THE EXERCISE
Quote exactly the lines between the line containing "Give me the matplotlib source for this chart." and the line containing "fig.savefig('out.png', dpi=100)", counting those two lines as part of the range. Leave the rest out.

[Start DATA ENTRIES]

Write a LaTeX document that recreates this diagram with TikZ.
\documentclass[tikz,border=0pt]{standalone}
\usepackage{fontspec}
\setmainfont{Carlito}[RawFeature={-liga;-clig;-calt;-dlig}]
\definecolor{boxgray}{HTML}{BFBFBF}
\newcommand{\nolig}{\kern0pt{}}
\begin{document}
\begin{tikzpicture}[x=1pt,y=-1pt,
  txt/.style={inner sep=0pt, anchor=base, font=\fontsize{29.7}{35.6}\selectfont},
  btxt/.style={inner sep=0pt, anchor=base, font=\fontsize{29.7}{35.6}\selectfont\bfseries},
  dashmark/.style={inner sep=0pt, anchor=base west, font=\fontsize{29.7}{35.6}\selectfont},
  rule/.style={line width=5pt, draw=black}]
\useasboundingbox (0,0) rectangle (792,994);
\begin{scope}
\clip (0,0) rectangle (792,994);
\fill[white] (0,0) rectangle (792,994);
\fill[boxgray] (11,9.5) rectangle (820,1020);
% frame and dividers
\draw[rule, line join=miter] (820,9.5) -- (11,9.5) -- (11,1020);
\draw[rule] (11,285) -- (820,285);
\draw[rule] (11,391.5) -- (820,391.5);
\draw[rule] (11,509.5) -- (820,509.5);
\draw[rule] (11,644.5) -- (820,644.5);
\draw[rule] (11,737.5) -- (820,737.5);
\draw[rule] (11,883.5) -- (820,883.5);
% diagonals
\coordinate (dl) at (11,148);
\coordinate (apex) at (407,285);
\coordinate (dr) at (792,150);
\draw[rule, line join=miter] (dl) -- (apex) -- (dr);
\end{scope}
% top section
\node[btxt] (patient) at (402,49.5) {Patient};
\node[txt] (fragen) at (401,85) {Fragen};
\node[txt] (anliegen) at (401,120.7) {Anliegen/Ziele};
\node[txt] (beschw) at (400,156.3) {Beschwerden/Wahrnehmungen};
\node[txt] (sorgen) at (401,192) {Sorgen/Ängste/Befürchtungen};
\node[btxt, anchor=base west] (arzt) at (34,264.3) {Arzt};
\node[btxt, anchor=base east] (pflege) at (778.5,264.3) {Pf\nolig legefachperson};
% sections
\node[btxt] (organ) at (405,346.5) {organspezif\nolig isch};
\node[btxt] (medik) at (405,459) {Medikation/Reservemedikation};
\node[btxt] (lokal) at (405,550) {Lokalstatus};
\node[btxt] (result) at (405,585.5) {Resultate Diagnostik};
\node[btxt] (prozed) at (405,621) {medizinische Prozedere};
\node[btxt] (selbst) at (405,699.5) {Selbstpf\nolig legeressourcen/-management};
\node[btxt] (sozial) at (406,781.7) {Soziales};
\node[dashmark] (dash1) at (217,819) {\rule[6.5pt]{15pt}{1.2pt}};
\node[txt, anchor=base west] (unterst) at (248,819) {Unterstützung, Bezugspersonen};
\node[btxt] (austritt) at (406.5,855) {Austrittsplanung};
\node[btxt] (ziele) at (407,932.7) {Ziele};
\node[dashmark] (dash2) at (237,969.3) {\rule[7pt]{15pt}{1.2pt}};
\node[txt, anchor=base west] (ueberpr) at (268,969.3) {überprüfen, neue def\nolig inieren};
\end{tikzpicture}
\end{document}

[End DATA ENTRIES]
[Start DATA ENTRIES]

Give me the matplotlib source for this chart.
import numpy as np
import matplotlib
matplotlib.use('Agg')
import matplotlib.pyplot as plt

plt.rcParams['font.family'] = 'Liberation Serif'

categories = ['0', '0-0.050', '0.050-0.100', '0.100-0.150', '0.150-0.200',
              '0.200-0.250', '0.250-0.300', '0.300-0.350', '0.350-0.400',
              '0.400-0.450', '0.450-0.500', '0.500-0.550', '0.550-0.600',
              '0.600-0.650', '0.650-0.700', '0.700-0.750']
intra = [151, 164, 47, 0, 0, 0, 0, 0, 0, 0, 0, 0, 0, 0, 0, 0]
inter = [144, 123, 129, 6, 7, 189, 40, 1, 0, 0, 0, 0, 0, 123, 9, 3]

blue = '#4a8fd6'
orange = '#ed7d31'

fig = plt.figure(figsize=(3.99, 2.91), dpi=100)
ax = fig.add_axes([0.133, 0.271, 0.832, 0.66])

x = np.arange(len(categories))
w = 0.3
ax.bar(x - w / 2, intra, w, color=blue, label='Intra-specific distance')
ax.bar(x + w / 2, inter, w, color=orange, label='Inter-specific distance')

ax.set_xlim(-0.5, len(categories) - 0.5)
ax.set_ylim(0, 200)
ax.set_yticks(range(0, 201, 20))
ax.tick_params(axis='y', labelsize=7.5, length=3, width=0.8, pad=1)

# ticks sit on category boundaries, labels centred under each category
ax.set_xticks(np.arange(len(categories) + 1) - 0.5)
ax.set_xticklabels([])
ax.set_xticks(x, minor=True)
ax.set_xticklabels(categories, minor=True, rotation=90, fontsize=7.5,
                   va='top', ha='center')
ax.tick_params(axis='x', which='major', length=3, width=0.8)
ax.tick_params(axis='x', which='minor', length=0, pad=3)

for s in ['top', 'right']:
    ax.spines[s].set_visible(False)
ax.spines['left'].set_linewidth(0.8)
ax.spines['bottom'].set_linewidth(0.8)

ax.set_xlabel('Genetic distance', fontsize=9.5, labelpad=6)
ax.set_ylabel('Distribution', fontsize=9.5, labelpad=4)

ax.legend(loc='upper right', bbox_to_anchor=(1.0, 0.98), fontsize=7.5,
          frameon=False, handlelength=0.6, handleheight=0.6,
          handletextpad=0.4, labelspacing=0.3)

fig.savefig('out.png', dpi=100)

[End DATA ENTRIES]
[Start DATA ENTRIES]

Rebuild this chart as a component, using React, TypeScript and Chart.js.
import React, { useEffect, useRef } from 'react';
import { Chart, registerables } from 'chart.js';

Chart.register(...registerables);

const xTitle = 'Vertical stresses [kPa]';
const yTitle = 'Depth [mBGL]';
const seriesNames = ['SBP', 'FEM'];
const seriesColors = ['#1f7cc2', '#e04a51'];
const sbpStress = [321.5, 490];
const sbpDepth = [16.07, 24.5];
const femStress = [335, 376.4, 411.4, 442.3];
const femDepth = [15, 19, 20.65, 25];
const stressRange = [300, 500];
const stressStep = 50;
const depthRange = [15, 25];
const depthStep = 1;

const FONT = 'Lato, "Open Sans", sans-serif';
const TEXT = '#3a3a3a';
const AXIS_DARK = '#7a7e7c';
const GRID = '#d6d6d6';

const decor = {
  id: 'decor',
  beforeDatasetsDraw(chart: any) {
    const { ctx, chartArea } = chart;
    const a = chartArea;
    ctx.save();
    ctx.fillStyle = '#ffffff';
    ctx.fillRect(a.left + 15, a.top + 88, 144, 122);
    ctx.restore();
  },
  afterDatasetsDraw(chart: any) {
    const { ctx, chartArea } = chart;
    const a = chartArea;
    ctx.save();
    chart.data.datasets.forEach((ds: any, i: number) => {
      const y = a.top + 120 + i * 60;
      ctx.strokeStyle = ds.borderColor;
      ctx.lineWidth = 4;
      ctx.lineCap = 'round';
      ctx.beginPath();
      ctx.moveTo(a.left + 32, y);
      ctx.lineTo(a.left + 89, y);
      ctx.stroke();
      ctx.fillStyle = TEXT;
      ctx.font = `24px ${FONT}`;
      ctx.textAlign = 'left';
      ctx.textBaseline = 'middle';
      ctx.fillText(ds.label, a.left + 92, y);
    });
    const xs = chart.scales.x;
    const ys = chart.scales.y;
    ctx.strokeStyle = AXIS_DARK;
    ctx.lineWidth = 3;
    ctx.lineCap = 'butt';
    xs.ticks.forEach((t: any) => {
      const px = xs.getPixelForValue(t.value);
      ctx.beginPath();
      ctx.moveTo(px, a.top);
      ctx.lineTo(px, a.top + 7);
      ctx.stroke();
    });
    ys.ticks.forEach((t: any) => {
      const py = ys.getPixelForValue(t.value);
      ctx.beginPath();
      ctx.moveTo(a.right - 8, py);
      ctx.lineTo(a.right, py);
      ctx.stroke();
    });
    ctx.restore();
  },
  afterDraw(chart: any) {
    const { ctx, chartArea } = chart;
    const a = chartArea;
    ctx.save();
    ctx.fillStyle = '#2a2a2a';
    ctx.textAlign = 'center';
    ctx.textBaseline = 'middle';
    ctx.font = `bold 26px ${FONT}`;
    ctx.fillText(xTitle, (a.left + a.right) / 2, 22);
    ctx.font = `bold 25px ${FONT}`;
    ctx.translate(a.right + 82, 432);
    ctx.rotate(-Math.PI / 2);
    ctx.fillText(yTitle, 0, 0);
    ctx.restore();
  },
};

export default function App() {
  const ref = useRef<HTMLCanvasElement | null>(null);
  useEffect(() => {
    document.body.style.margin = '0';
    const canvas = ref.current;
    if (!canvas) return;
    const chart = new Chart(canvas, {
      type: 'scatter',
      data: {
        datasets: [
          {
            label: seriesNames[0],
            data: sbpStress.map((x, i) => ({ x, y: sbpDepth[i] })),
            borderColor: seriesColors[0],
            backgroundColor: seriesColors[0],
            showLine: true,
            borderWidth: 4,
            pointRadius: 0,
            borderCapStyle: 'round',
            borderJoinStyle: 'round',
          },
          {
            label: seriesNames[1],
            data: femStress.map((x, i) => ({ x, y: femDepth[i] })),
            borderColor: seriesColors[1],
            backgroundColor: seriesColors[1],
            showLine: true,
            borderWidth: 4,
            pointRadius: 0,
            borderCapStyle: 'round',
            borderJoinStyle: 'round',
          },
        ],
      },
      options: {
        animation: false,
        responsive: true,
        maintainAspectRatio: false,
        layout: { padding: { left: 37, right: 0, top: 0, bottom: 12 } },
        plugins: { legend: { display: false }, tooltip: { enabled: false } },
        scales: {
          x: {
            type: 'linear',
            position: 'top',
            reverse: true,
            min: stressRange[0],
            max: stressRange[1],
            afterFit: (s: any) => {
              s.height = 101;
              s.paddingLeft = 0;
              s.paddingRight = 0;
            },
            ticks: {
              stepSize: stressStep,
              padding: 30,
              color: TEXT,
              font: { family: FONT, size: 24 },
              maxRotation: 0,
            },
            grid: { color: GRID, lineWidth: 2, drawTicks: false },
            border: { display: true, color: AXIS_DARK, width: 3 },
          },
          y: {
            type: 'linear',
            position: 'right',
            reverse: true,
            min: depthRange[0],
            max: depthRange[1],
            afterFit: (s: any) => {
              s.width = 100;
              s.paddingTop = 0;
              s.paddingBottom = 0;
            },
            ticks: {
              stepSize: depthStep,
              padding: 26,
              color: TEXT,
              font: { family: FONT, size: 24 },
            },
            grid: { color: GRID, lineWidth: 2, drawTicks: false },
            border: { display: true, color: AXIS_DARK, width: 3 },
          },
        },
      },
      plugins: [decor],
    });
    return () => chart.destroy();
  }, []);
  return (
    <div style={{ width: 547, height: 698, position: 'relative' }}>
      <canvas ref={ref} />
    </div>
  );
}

[End DATA ENTRIES]

SOLUTION FOR THIS PROBLEM
Give me the matplotlib source for this chart.
import numpy as np
import matplotlib
matplotlib.use('Agg')
import matplotlib.pyplot as plt

plt.rcParams['font.family'] = 'Liberation Serif'

categories = ['0', '0-0.050', '0.050-0.100', '0.100-0.150', '0.150-0.200',
              '0.200-0.250', '0.250-0.300', '0.300-0.350', '0.350-0.400',
              '0.400-0.450', '0.450-0.500', '0.500-0.550', '0.550-0.600',
              '0.600-0.650', '0.650-0.700', '0.700-0.750']
intra = [151, 164, 47, 0, 0, 0, 0, 0, 0, 0, 0, 0, 0, 0, 0, 0]
inter = [144, 123, 129, 6, 7, 189, 40, 1, 0, 0, 0, 0, 0, 123, 9, 3]

blue = '#4a8fd6'
orange = '#ed7d31'

fig = plt.figure(figsize=(3.99, 2.91), dpi=100)
ax = fig.add_axes([0.133, 0.271, 0.832, 0.66])

x = np.arange(len(categories))
w = 0.3
ax.bar(x - w / 2, intra, w, color=blue, label='Intra-specific distance')
ax.bar(x + w / 2, inter, w, color=orange, label='Inter-specific distance')

ax.set_xlim(-0.5, len(categories) - 0.5)
ax.set_ylim(0, 200)
ax.set_yticks(range(0, 201, 20))
ax.tick_params(axis='y', labelsize=7.5, length=3, width=0.8, pad=1)

# ticks sit on category boundaries, labels centred under each category
ax.set_xticks(np.arange(len(categories) + 1) - 0.5)
ax.set_xticklabels([])
ax.set_xticks(x, minor=True)
ax.set_xticklabels(categories, minor=True, rotation=90, fontsize=7.5,
                   va='top', ha='center')
ax.tick_params(axis='x', which='major', length=3, width=0.8)
ax.tick_params(axis='x', which='minor', length=0, pad=3)

for s in ['top', 'right']:
    ax.spines[s].set_visible(False)
ax.spines['left'].set_linewidth(0.8)
ax.spines['bottom'].set_linewidth(0.8)

ax.set_xlabel('Genetic distance', fontsize=9.5, labelpad=6)
ax.set_ylabel('Distribution', fontsize=9.5, labelpad=4)

ax.legend(loc='upper right', bbox_to_anchor=(1.0, 0.98), fontsize=7.5,
          frameon=False, handlelength=0.6, handleheight=0.6,
          handletextpad=0.4, labelspacing=0.3)

fig.savefig('out.png', dpi=100)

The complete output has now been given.